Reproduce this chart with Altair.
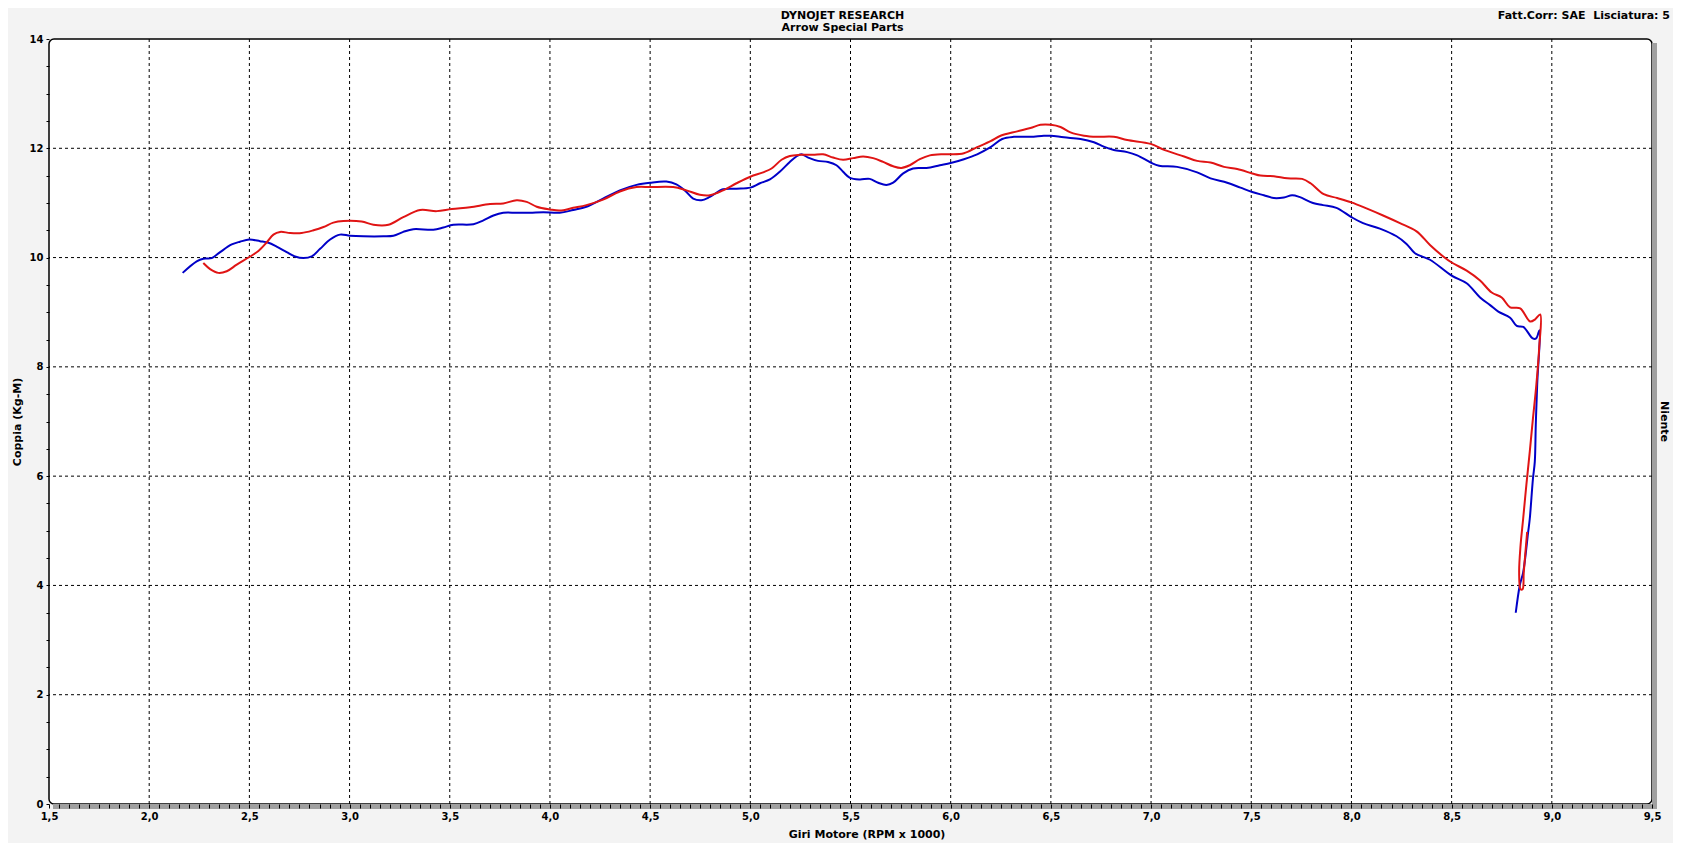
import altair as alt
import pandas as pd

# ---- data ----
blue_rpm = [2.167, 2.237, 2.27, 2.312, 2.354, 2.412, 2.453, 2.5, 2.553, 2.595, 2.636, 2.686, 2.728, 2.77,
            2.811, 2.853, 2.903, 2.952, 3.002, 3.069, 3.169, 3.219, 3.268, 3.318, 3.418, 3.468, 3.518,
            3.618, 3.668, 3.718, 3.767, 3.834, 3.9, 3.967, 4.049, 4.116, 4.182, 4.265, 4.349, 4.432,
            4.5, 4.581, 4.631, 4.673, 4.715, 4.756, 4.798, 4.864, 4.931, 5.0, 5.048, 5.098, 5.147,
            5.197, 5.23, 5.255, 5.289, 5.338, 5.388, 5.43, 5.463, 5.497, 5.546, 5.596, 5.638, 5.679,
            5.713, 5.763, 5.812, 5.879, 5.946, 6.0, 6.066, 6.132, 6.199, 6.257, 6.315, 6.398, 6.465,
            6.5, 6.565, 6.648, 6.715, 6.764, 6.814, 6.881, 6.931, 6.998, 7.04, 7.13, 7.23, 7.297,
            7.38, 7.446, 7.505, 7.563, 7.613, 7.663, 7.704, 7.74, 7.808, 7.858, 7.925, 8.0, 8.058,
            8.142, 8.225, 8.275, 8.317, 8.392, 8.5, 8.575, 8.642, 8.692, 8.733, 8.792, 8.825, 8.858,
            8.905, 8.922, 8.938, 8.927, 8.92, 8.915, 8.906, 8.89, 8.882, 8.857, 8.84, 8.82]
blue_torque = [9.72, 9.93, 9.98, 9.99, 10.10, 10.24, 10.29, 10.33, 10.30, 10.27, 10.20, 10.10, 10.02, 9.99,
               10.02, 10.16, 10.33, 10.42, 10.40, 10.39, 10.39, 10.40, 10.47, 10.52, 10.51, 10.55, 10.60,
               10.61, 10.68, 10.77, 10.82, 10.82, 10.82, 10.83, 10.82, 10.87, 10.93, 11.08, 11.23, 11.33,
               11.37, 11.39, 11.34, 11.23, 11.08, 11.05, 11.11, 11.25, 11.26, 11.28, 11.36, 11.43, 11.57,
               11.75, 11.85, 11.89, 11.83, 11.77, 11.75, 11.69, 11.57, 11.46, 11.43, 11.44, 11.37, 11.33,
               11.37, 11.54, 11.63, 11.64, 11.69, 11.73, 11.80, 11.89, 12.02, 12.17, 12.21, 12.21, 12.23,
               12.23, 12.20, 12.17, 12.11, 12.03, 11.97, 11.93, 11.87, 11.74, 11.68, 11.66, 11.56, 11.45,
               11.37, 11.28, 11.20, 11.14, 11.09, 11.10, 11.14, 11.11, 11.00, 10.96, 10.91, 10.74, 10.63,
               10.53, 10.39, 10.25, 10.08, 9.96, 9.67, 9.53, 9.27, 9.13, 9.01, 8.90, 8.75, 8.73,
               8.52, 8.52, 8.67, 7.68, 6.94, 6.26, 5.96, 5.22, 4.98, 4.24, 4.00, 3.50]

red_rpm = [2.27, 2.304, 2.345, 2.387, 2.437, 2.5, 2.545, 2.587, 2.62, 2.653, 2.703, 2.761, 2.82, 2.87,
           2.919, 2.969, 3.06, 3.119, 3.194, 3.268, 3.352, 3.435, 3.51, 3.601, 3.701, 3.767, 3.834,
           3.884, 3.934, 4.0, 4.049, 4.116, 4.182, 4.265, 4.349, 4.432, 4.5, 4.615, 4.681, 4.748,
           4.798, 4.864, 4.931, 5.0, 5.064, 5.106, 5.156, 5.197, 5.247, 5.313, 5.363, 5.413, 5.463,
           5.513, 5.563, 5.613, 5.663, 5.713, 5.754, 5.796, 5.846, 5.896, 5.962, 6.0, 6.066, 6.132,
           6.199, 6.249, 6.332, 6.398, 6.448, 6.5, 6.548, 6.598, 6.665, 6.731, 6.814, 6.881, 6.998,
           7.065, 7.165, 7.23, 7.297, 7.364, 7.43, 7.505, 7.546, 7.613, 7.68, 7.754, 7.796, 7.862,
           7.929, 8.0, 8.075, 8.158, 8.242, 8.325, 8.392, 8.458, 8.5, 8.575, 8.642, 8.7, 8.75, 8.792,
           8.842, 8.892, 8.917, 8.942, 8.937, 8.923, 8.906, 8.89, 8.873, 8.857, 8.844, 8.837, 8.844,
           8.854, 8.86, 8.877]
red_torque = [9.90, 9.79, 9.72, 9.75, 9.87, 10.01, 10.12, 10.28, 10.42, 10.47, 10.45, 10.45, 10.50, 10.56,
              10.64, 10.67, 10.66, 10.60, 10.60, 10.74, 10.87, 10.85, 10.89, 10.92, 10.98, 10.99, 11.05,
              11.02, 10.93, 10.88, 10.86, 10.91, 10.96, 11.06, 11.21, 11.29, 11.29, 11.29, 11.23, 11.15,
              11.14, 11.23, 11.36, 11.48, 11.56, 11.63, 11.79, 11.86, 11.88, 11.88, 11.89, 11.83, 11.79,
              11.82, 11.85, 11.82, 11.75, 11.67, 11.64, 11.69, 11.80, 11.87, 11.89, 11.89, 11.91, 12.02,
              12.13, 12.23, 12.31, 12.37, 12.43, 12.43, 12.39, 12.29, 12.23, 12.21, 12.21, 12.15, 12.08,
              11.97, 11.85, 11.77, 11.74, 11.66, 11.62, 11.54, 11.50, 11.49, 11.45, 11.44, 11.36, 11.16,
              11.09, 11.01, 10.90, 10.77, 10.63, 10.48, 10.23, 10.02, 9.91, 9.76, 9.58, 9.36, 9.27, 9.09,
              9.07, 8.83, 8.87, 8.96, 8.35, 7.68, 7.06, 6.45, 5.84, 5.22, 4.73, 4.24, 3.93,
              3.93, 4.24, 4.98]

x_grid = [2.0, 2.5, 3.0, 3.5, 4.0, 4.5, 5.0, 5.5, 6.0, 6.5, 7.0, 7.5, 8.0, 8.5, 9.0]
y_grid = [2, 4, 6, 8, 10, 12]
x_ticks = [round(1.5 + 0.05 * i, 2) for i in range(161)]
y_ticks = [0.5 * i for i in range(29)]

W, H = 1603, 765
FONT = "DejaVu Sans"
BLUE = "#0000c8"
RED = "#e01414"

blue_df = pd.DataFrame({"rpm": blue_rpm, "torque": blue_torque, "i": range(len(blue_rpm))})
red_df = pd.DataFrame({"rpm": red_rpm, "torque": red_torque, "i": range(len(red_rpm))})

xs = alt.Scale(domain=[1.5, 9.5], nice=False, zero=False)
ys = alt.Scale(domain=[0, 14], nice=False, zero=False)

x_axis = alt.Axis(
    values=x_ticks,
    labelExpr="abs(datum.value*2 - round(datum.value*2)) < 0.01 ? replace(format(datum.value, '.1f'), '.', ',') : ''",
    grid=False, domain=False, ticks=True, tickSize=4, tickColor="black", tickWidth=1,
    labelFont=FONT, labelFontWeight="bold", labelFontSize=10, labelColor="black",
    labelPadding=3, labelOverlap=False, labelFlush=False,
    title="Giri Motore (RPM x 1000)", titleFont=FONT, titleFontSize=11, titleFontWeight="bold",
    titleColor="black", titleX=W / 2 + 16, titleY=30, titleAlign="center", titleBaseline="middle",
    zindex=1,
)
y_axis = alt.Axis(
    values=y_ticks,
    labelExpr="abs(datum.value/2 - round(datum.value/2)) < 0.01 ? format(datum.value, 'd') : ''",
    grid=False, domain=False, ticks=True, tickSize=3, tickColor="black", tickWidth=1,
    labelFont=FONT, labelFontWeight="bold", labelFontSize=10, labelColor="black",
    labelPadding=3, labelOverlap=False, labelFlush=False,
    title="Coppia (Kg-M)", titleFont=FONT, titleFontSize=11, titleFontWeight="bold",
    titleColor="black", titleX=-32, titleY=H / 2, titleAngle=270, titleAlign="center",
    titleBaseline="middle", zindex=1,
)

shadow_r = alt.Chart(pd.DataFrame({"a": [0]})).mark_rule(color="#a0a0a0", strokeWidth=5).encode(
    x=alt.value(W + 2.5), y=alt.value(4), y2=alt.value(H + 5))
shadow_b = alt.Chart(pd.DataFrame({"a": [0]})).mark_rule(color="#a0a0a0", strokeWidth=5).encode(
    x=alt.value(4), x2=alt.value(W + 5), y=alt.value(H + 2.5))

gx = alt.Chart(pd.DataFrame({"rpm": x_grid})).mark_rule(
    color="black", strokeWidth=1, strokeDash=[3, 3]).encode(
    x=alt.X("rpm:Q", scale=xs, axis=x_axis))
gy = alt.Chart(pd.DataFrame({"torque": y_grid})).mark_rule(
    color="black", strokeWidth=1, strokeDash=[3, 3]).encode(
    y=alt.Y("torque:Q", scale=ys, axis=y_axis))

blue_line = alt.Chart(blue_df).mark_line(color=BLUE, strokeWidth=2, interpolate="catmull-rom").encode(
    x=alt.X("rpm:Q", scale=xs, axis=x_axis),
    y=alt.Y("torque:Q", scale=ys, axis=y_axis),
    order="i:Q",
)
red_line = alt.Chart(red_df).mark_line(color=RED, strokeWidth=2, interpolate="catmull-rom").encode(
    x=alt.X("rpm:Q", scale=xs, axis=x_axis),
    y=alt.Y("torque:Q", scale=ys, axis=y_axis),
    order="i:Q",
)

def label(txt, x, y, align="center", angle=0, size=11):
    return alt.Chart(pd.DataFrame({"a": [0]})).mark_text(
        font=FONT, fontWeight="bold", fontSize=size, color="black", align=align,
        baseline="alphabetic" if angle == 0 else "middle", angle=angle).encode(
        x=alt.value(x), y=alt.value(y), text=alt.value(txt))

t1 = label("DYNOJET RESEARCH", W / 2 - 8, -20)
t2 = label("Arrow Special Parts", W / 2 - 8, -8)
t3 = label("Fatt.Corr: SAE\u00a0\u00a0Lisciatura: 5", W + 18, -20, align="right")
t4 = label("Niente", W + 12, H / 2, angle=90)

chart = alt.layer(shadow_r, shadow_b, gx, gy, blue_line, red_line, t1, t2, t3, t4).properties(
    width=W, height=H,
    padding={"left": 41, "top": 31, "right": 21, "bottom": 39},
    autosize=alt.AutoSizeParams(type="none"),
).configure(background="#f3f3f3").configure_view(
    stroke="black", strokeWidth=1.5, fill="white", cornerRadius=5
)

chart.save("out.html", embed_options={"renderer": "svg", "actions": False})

YOUR GOAL -> Without the pictures, please reproduce each line of the listing above exactly, from the first one through the line bearing "import pandas as pd".

OUTPUT BELOW ->
Reproduce this chart with Altair.
import altair as alt
import pandas as pd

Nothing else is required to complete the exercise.